Too many hurdles for the disabled to clear
Should the disabled have the right to access public transit? That’s a silly question. Of course, they should. Everyone would agree, including the BTS boss, Anat Arbhabhirama, and the Bangkok governor, Pol Gen Asawin Kwanmuang.
So you would think the disabled in this city would be able to make trips to work or run errands as close to conveniently as everybody else. That, as we all know, is also a silly assumption because it is completely contrary to the reality on the ground.
It is intolerable that a disabled person, Manit Intharapim, had to resort to a form of violence in order to bring attention to what the court has already decided was his basic right.
His frustration is completely understandable. The hardship he had to endure from the first step out of his home to the BTS train station was compounded by an inaccessible lift. An inaccessible lift is nothing but a useless and ugly structure, taking up precious space.
And then to be asked to sign a form to verify that he was truly disabled when his disability was plain for all to see is a humiliation beyond belief.
The right of the disabled to access the public transit was affirmed by the Supreme Administrative Court more than three years ago when it gave the Bangkok administration a year to install lifts at all BTS stations.
That date has been postponed numerous times. As recently as March last year, Pol Gen Asawin told the public that all stations would have functional lifts by the end of the year.
I’m not sure who is worse — him for postponing the completion of lift installation or Gen Prayut Chan-o-cha for postponing the election date. One thing I’m sure: Their words will no longer be taken seriously by an increasingly sceptical public.
However, attention drawn to the inaccessible lift is too narrow a focus on the difficulties the disabled have to face daily.
A while ago, I watched a video clip of Mr Manit, the disabled rights activist, filming himself getting from a parking lot to — if my memory serves me correctly — a BTS station. A trip that ordinarily would take an able-bodied person no more than five minutes took him about 15 minutes.
Ordinary structures like metal grates over sewers that we normally cross without a bother became a challenge for his wheelchair. To get from the street level onto some footpaths became a real hurdle. If his arms were not so strong, he wouldn’t be able to make it.
And he was able to make it to his destination only because the footpaths he took were miraculously unoccupied and navigable.
Bangkok must rank near the top of the most disability-unfriendly metropolises in the world.
Not only are most footpaths overtaken by street hawkers, motorcyclists and numerous structures installed by authorities, but simply trying to cross busy streets is hazardous to able-bodied people, let alone those in wheelchairs. For the blind, it would be suicidal.
And don’t even mention pedestrian bridges to wheelchair-bound people.
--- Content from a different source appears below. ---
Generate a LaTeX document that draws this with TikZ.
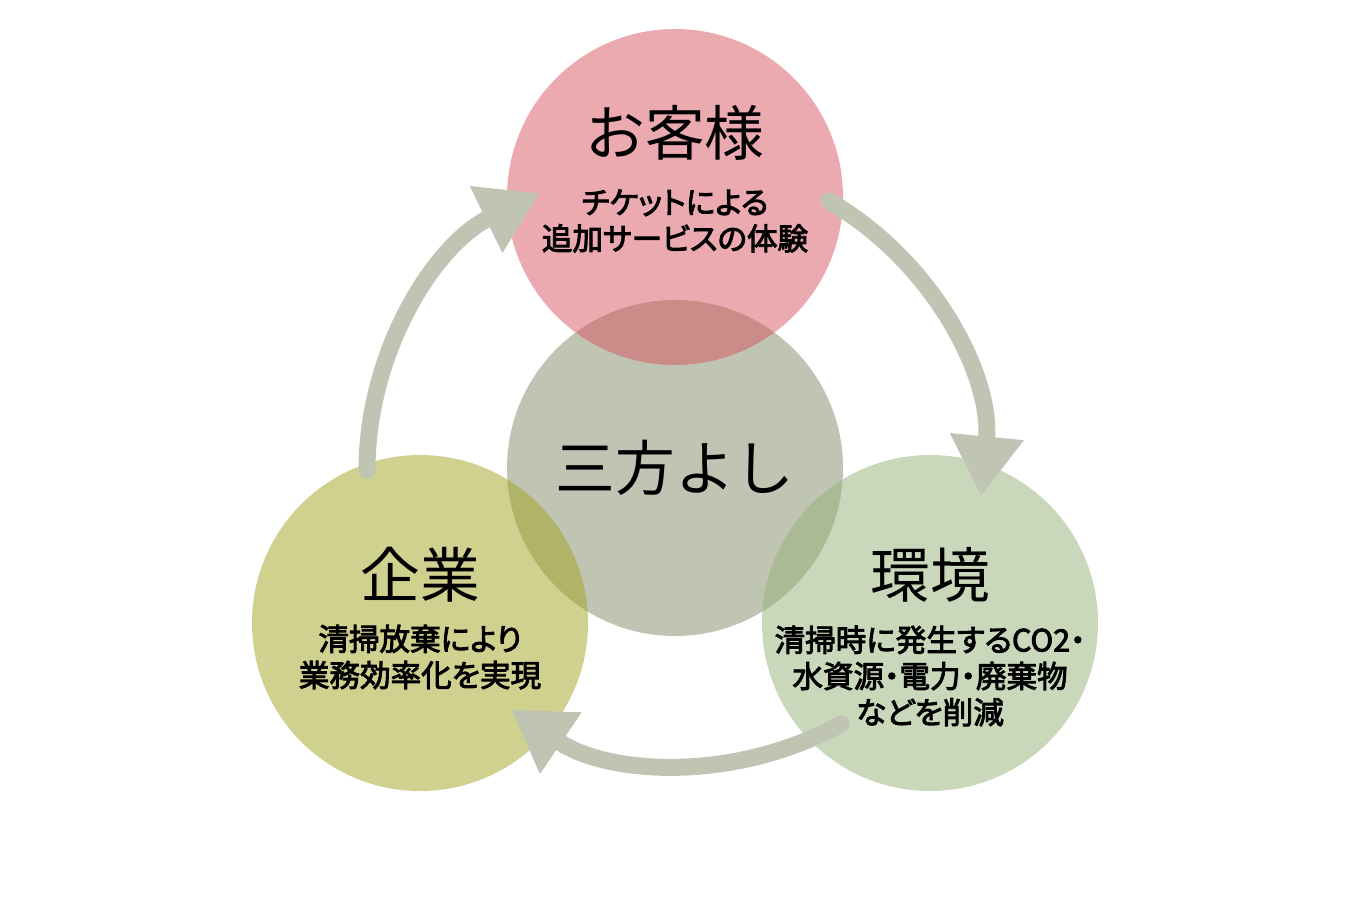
\documentclass[tikz,border=0pt]{standalone}
\usepackage{fontspec}
\setmainfont{Noto Sans CJK JP}
\newfontfamily\notefont[RawFeature=+palt, FakeBold=3]{Noto Sans CJK JP}
\usetikzlibrary{arrows.meta}

\definecolor{sanpogray}{RGB}{192,197,179}
\definecolor{kyakupink}{RGB}{215,83,97}
\definecolor{kigyoolive}{RGB}{163,163,31}
\definecolor{kankyogreen}{RGB}{147,177,119}

\begin{document}
\begin{tikzpicture}[
    bubble/.style={circle, minimum size=3.36cm, inner sep=0pt},
    title/.style={font=\fontsize{17pt}{20pt}\selectfont},
    note/.style={font=\notefont\fontsize{8.7pt}{10.3pt}\selectfont, align=center},
    cyclearrow/.style={line width=0.17cm, sanpogray, line cap=round,
      -{Triangle[length=0.6cm,width=0.7cm]}}
  ]
    \useasboundingbox (0,0) rectangle (13.66,9);

    % circles
    \node[bubble, fill=sanpogray] (sanpo) at (6.75,4.32) {};
    \node[bubble, fill=kyakupink, fill opacity=0.5] (kyaku) at (6.75,7.03) {};
    \node[bubble, fill=kigyoolive, fill opacity=0.5] (kigyo) at (4.20,2.77) {};
    \node[bubble, fill=kankyogreen, fill opacity=0.5] (kankyo) at (9.30,2.77) {};

    % cycle arrows
    \coordinate (kigyo-out) at (3.67,4.30);
    \coordinate (kyaku-out) at (8.29,6.99);
    \coordinate (kankyo-out) at (8.41,1.76);
    \draw[cyclearrow] (kigyo-out) arc[start angle=180, end angle=116, radius=3.08];
    \draw[cyclearrow] (kyaku-out) arc[start angle=60, end angle=-5.5, radius=3.07];
    \draw[cyclearrow] (kankyo-out) arc[start angle=-61, end angle=-124, radius=3.16];

    % texts
    \node[title] (kyaku-title) at (6.75,7.67) {お客様};
    \node[note] (kyaku-note) at (6.75,6.79) {チケットによる\\追加サービスの体験};
    \node[title] (sanpo-title) at (6.75,4.32) {三方よし};
    \node[title] (kigyo-title) at (4.20,3.25) {企業};
    \node[note] (kigyo-note) at (4.20,2.43) {清掃放棄により\\業務効率化を実現};
    \node[title] (kankyo-title) at (9.30,3.25) {環境};
    \node[note] (kankyo-note) at (9.30,2.24) {清掃時に発生するCO2・\\水資源・電力・廃棄物\\などを削減};
\end{tikzpicture}
\end{document}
They are ugly, intrusive, obstructive and sometimes dangerous.
However, the most daunting hurdle for the disabled is public ignorance and a lack of empathy.
City residents live hectic lives and have little time to pay attention to the struggles of less fortunate fellow citizens, except for occasionally putting change into donation boxes held out by some poor disabled person. For many, the disabled might as well be invisible. They would rather avoid contact with people not as “normal” as they are.
It’s perhaps understandable that most people are not comfortable around disabled people; they simply don’t know how to behave or communicate with them.
Yet many people, by words or deeds, question the value of having facilities for the disabled. That’s why we witness all the time people without disabilities parking their vehicles in spaces reserved for the disabled.
They probably think why leave empty spaces go to waste; there won’t be so many disabled who can drive anyway.
Their attitude is often validated by the people supervising those parking facilities who routinely neglect to enforce the handicapped parking rule.
This attitude is akin to that of people who mindlessly drive in emergency lanes on highways or expressways. They figure why leave the lanes unused when “I” can go faster than everybody else.
What they are unable to comprehend is that in many instances they prevent emergency vehicles from getting to their destinations in time to save lives.
I suspect that the numerous barriers the disabled have to face in their daily life and the lack of public empathy are important reasons why disabled people do not seem to be out and about more often in public. They are probably sick and tired of being dependent on others instead of being self-reliant.
As able-bodied people, we can only imagine but never fathom the level of hardship that disabled people have to go through in life.
The least we can do, however, is to provide facilities and convenience to meet their needs in an empathetic and sincere manner so that we can achieve as close to social equality as possible.
We can only imagine but never fathom the hardship that disabled people have to go through in life.